LatRAIVF: An Infrared and Visible Image Fusion Method Based on Latent Regression and Adversarial Training

In this article, we propose a novel method for infrared and visible image fusion based on latent regression and adversarial training, which is named as LatRAIVF. Compared to existing deep learning (DL)-based image fusion method that only focuses on the spatial information, we consider to utilize the information provided by high-level feature maps from latent space, which can guide the network to learn about semantically important feature information. The proposed method is based on the framework of conditional generative adversarial network (GAN), and two encoders are adopted to learn the respective semantic latent representations for the infrared and visible images, which are then combined by max-selection strategy and input into the decoder, with skip connections between the corresponding layers of the encoder and the decoder, to achieve the fused image.
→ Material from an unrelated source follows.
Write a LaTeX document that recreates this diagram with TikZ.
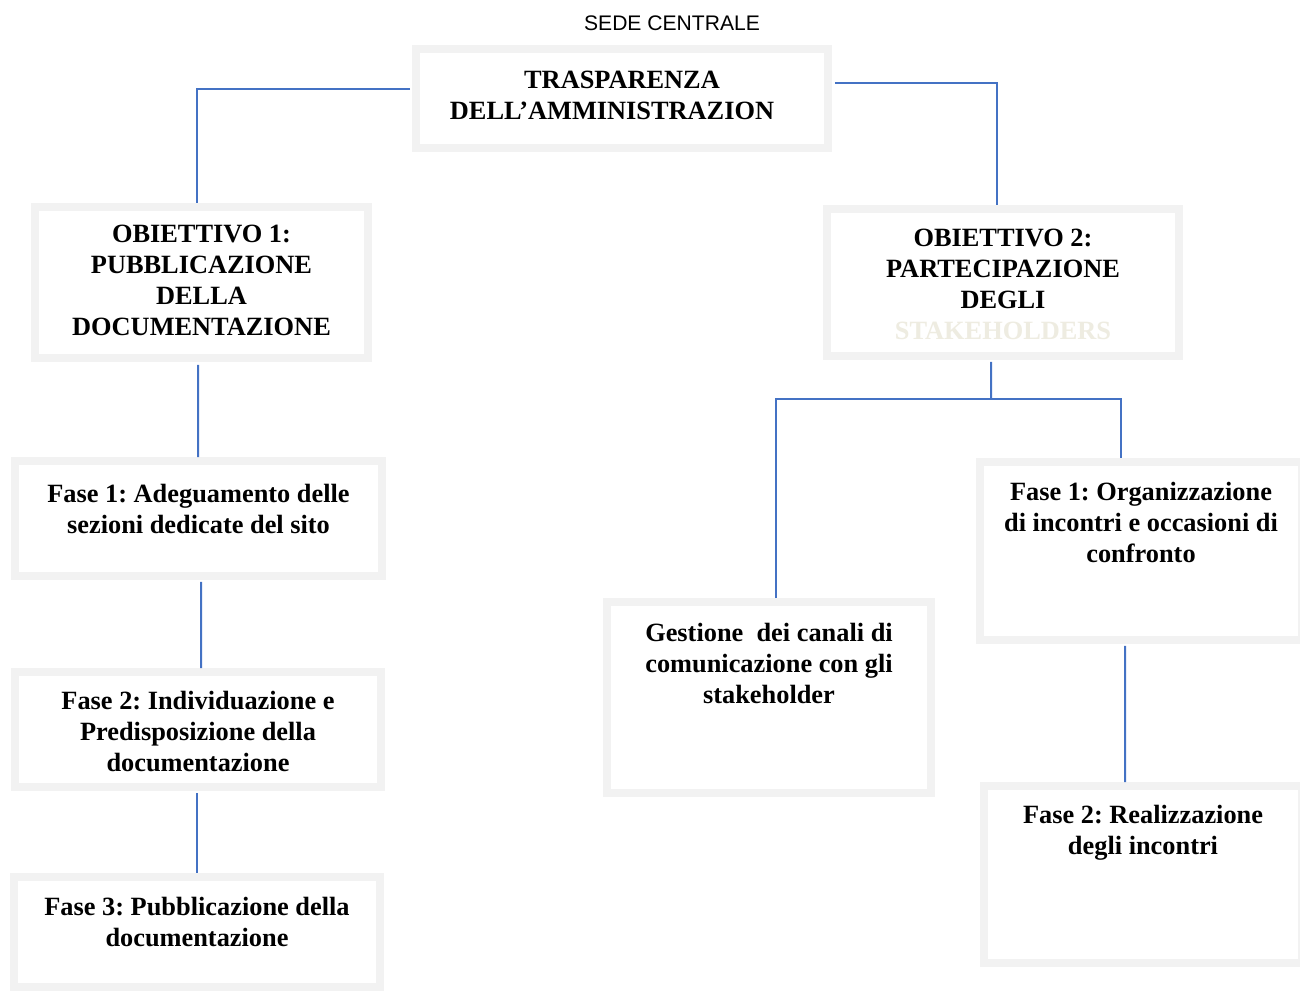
\documentclass[tikz,border=0pt]{standalone}
\usepackage{fontspec}
\setmainfont{Liberation Serif}
\setsansfont{Liberation Sans}
\usetikzlibrary{positioning}
\definecolor{framegray}{RGB}{242,242,242}
\definecolor{linkblue}{RGB}{68,114,196}
\definecolor{paletext}{RGB}{238,236,225}
\frenchspacing

\begin{document}
\begin{tikzpicture}[
    x=0.02cm, y=0.02cm,
    framebox/.style={draw=framegray, line width=0.16cm, fill=white, inner sep=0pt},
    boxtext/.style={align=center, inner sep=0pt, font=\fontsize{15}{17.6}\selectfont\bfseries},
    conn/.style={draw=linkblue, line width=0.04cm},
]
\useasboundingbox (0,0) rectangle (1300,-990);

% ============ HEAD ============
\node[font=\sffamily\fontsize{12}{14}\selectfont, anchor=base] (sede) at (672,-31) {SEDE CENTRALE};

\node[framebox, minimum width=8.24cm, minimum height=1.98cm] (trasp) at (622,-98.5) {};
\node[boxtext, below=0.52cm of trasp.north] (trasptext) {TRASPARENZA\\DELL'AMMINISTRAZION\hspace*{0.4cm}};

% ============ OBIETTIVI ============
\node[framebox, minimum width=6.66cm, minimum height=3.02cm] (obj1) at (201.5,-282.5) {};
\node[boxtext, below=0.44cm of obj1.north] (obj1text) {OBIETTIVO 1:\\PUBBLICAZIONE\\DELLA\\DOCUMENTAZIONE};

\node[framebox, minimum width=7.04cm, minimum height=2.94cm] (obj2) at (1003,-282.5) {};
\node[boxtext, below=0.48cm of obj2.north] (obj2text) {OBIETTIVO 2:\\PARTECIPAZIONE\\DEGLI\\{\color{paletext}STAKEHOLDERS}};

% ============ FASI OBIETTIVO 1 ============
\node[framebox, minimum width=7.34cm, minimum height=2.30cm] (fase1L) at (198.5,-518.5) {};
\node[boxtext, below=0.54cm of fase1L.north] (fase1Ltext) {Fase 1: Adeguamento delle\\sezioni dedicate del sito};

\node[framebox, minimum width=7.32cm, minimum height=2.30cm] (fase2L) at (198,-729.5) {};
\node[boxtext, below=0.46cm of fase2L.north] (fase2Ltext) {Fase 2: Individuazione e\\Predisposizione della\\documentazione};

\node[framebox, minimum width=7.32cm, minimum height=2.20cm] (fase3L) at (197,-932) {};
\node[boxtext, below=0.48cm of fase3L.north] (fase3Ltext) {Fase 3: Pubblicazione della\\documentazione};

% ============ FASI OBIETTIVO 2 ============
\node[framebox, minimum width=6.48cm, minimum height=3.82cm] (gest) at (769,-697.5) {};
\node[boxtext, below=0.50cm of gest.north] (gesttext) {Gestione\ \ dei canali di\\comunicazione con gli\\stakeholder};

\node[framebox, minimum width=6.44cm, minimum height=3.56cm] (fase1R) at (1141,-551) {};
\node[boxtext, below=0.48cm of fase1R.north] (fase1Rtext) {Fase 1: Organizzazione\\di incontri e occasioni di\\confronto};

\node[framebox, minimum width=6.36cm, minimum height=3.54cm] (fase2R) at (1143,-874.5) {};
\node[boxtext, below=0.46cm of fase2R.north] (fase2Rtext) {Fase 2: Realizzazione\\degli incontri};

% ============ CONNECTORS ============
\draw[conn] ([xshift=-0.04cm,yshift=0.19cm]trasp.west) -| ([xshift=-0.09cm]obj1.north);
\draw[conn] ([xshift=0.06cm,yshift=0.31cm]trasp.east) -| ([xshift=-0.12cm]obj2.north);

\draw[conn] ([xshift=-0.07cm,yshift=-0.06cm]obj1.south) -- ([xshift=-0.01cm]fase1L.north);
\draw[conn] ([xshift=0.05cm,yshift=-0.04cm]fase1L.south) -- ([xshift=0.06cm]fase2L.north);
\draw[conn] ([xshift=-0.02cm,yshift=-0.04cm]fase2L.south) -- (fase3L.north);

\coordinate (fork) at (991,-399);
\draw[conn] ([xshift=-0.24cm,yshift=-0.04cm]obj2.south) -- (fork);
\draw[conn] ([xshift=0.14cm]gest.north) |- (fork) -| ([xshift=-0.4cm]fase1R.north);
\draw[conn] ([xshift=-0.32cm,yshift=-0.04cm]fase1R.south) -- ([xshift=-0.36cm]fase2R.north);

\end{tikzpicture}
\end{document}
Apart from the adversarial process that enables the fused image to obtain more realistic details, we design two branches to constrain the generation of the image: a content loss to make the fused image close to the label image, and a latent regression loss to ensure the fused image with salient features from the infrared and visible images. Due to the lack of physical ground-truth fused images in public infrared and visible image datasets and the difficulties in defining desired fused image, we make use of existing RGB-D dataset to synthesize an infrared and visible image dataset with ground truths based on the widely used optical model for better network training. Comparison experiments show that the fused results of the proposed method can transfer meaningful features from the source image and provide good fusion quality.